Herbert J. Cooper-Levy, who ran the Alexandria-based Robert Pierre Johnson Housing Development Corp. of the National Capital Area since 2001, resigned March 25 and has retained an attorney after Fairfax County accused him of forging a zoning document to secure more than $700,000 in public loans, said Eric Bonetti, the firm's acting executive director.

Bonetti said Wednesday that an internal review of the accusations against Cooper-Levy is not complete, but he called the alleged forgery a "one-time isolated incident." Without elaborating on the details of the case, Bonetti said the nonprofit is changing its employee handbook regarding workplace ethics and plans to institute a whistleblower policy. The nonprofit is also working with Fairfax officials to lift the three-year ban on contracts with the group that the county instituted last month.

"We're cooperating and hope to have this matter settled soon," Bonetti said.

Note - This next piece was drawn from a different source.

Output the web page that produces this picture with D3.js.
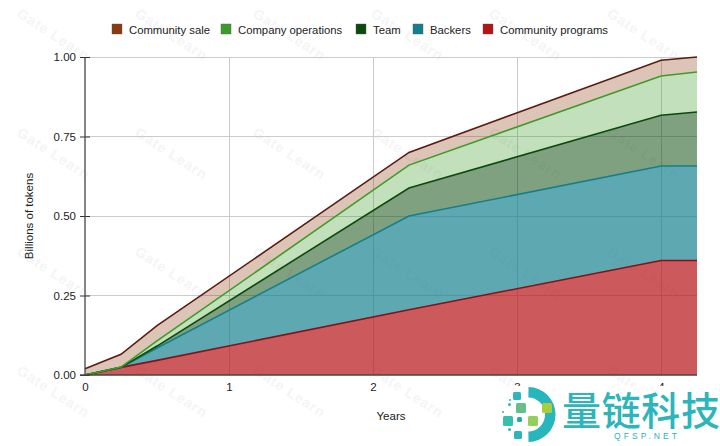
<!DOCTYPE html>
<html><head><meta charset="utf-8">
<script src="https://cdnjs.cloudflare.com/ajax/libs/d3/7.8.5/d3.min.js"></script>
<style>html,body{margin:0;padding:0;background:#fff}svg{display:block}text{font-family:"Liberation Sans",Arial,sans-serif;fill:#222}</style>
</head><body><svg id="c" width="720" height="446"></svg>
<script>
const years = [0, 0.25, 0.5, 2.25, 4, 4.25];
const communityPrograms = [0, 0.024, 0.046, 0.205, 0.36, 0.36];
const backers = [0, 0, 0.039, 0.295, 0.297, 0.297];
const team = [0, 0, 0.006, 0.088, 0.16, 0.17];
const companyOperations = [0, 0.001, 0.016, 0.072, 0.123, 0.126];
const communitySale = [0.02, 0.04, 0.048, 0.04, 0.05, 0.047];
const yTicks = [0, 0.25, 0.5, 0.75, 1];
const xTicks = [0, 1, 2, 3, 4];
const legendOrder = ["Community sale", "Company operations", "Team", "Backers", "Community programs"];
const stackOrder = ["Community programs", "Backers", "Team", "Company operations", "Community sale"];
const seriesValues = {"Community programs": communityPrograms, "Backers": backers, "Team": team, "Company operations": companyOperations, "Community sale": communitySale};
const colors = {"Community sale": "#8a3a10", "Company operations": "#3d9c28", "Team": "#0c4a0c", "Backers": "#12808c", "Community programs": "#b61316"};
const lineColors = {"Community sale": "#5e1a10", "Company operations": "#3d9c28", "Team": "#0c4a0c", "Backers": "#12808c", "Community programs": "#8a1015"};
const opacities = {"Community sale": 0.3, "Company operations": 0.31, "Team": 0.52, "Backers": 0.68, "Community programs": 0.7};

const svg = d3.select("#c");
const x = d3.scaleLinear().domain([0, 4.25]).range([85, 697]);
const y = d3.scaleLinear().domain([0, 1]).range([375, 57]);

// watermark
const wmX = d3.range(0, 6), wmY = d3.range(0, 4);
const wm = svg.append("g");
wmY.forEach(r => wmX.forEach(c => {
  wm.append("text").text("Gate Learn")
    .attr("transform", `translate(${16 + c * 118},${16 + r * 119}) rotate(33)`)
    .attr("font-size", 14).attr("letter-spacing", 1).attr("font-weight", "bold").style("fill", "#f5f5f5");
}));

// grid
const grid = svg.append("g").attr("stroke", "#cbcbcb").attr("stroke-width", 1).attr("shape-rendering", "crispEdges");
grid.selectAll(".h").data(yTicks.slice(1)).join("line").attr("class", "h").attr("x1", x(0)).attr("x2", x(4.25)).attr("y1", d => y(d)).attr("y2", d => y(d));
grid.selectAll(".v").data(xTicks.slice(1)).join("line").attr("class", "v").attr("y1", y(1)).attr("y2", y(0)).attr("x1", d => x(d)).attr("x2", d => x(d));

// stacked areas
const rows = years.map((t, i) => { const o = {t}; stackOrder.forEach(k => o[k] = seriesValues[k][i]); return o; });
const layers = d3.stack().keys(stackOrder)(rows);
const areaGen = d3.area().x(d => x(d.data.t)).y0(d => y(d[0])).y1(d => y(d[1]));
const topLine = d3.line().x(d => x(d.data.t)).y(d => y(d[1]));
svg.append("g").selectAll("path").data(layers).join("path").attr("d", areaGen)
  .attr("fill", d => colors[d.key]).attr("fill-opacity", d => opacities[d.key]);
svg.append("g").selectAll("path").data(layers).join("path").attr("d", topLine)
  .attr("fill", "none").attr("stroke", d => lineColors[d.key]).attr("stroke-width", 1.6);

// axes
const yAxis = d3.axisLeft(y).tickValues(yTicks).tickFormat(d3.format(".2f")).tickSize(6);
const gy = svg.append("g").attr("transform", `translate(${x(0)},0)`).call(yAxis);
gy.selectAll("text").attr("font-size", 11.5).attr("x", -9).style("font-family", '"Liberation Sans"');
gy.select(".domain").remove();
gy.selectAll(".tick line").attr("x1", -5).attr("x2", 5).attr("stroke", "#333");
svg.append("line").attr("x1", x(0)).attr("x2", x(0)).attr("y1", y(1)).attr("y2", y(0)).attr("stroke", "#444").attr("stroke-width", 1.3);
svg.append("line").attr("x1", x(0) - 5).attr("x2", x(4.25)).attr("y1", y(0)).attr("y2", y(0)).attr("stroke", "#444").attr("stroke-width", 1.3);

const xAxis = d3.axisBottom(x).tickValues(xTicks).tickFormat(d3.format("d")).tickSize(0);
const gx = svg.append("g").attr("transform", `translate(0,${y(0)})`).call(xAxis);
gx.select(".domain").remove();
gx.selectAll("text").attr("font-size", 11.5).attr("y", 8).style("font-family", '"Liberation Sans"');

svg.append("text").text("Years").attr("x", 391).attr("y", 420).attr("text-anchor", "middle").attr("font-size", 11.5);
svg.append("text").text("Billions of tokens").attr("transform", "translate(33,216) rotate(-90)").attr("text-anchor", "middle").attr("font-size", 11.5);

// legend
const legendX = {"Community sale": 112, "Company operations": 221, "Team": 356, "Backers": 413, "Community programs": 483};
const lg = svg.append("g").selectAll("g").data(legendOrder).join("g").attr("transform", d => `translate(${legendX[d]},24)`);
lg.append("rect").attr("width", 10).attr("height", 10).attr("fill", d => colors[d]).attr("stroke", "#555").attr("stroke-width", 0.4);
lg.append("text").text(d => d).attr("x", 17).attr("y", 9.5).attr("font-size", 11.3);

// logo overlay
const logo = svg.append("g");
logo.append("rect").attr("x", 500).attr("y", 386).attr("width", 220).attr("height", 60).attr("fill", "#fff");
logo.append("path").attr("transform", "translate(528,414.5)")
  .attr("d", d3.arc().innerRadius(17).outerRadius(27.5).startAngle(0.02).endAngle(Math.PI - 0.02)()).attr("fill", "#27b6bd");
const blocks = [[513,392,8,"#2fb4bc"],[516,403,10,"#63c08a"],[542,403,10,"#a7cf3d"],[503,416,10,"#35bfae"],[528,416,10,"#93cf59"],[517,417,5,"#27a6b4"],[514,431,8,"#2fb4bc"],[508,428,3,"#2fb4bc"],[502,411,2,"#2fb4bc"],[509,399,2,"#2fb4bc"],[508,403,3,"#2fb4bc"]];
logo.selectAll("rect.b").data(blocks).join("rect").attr("class", "b").attr("x", d => d[0]).attr("y", d => d[1]).attr("width", d => d[2]).attr("height", d => d[2]).attr("rx", 1.5).attr("fill", d => d[3]);
logo.append("text").text("量链科技").attr("x", 562).attr("y", 425).attr("font-size", 39).attr("textLength", 158)
  .style("font-family", '"Noto Sans CJK SC"').style("fill", "#2cb5bb").attr("font-weight", 500);
logo.append("text").text("QFSP.NET").attr("x", 614).attr("y", 439).attr("font-size", 8.5).attr("textLength", 63).style("fill", "#2cb5bb");
</script></body></html>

Cooper-Levy, 60, has not returned several phone calls and e-mails seeking comment. He was placed on paid administrative leave a day after the allegations became public, and Bonetti said Cooper-Levy resigned about a week later, shortly before a meeting of RPJ's board of directors.

RPJ Housing is barred from procuring any contracts from the county, but the county can review such decisions and make changes as it sees fits, said the county's purchasing director, Cathy Muse. Fairfax County Board of Supervisors Chairman Sharon Bulova (D) said that RPJ Housing was "working well" with the county and that she expected officials to evaluate projects with the nonprofit on a case-by-case basis.

Fairfax County and Alexandria prosecutors have declined to file charges in connection with the county's police probe into RPJ Housing. The Virginia Housing Development Authority, which provided about $511,000 in public funding for the company's purchase of an apartment building in Alexandria, is evaluating its contract with the firm.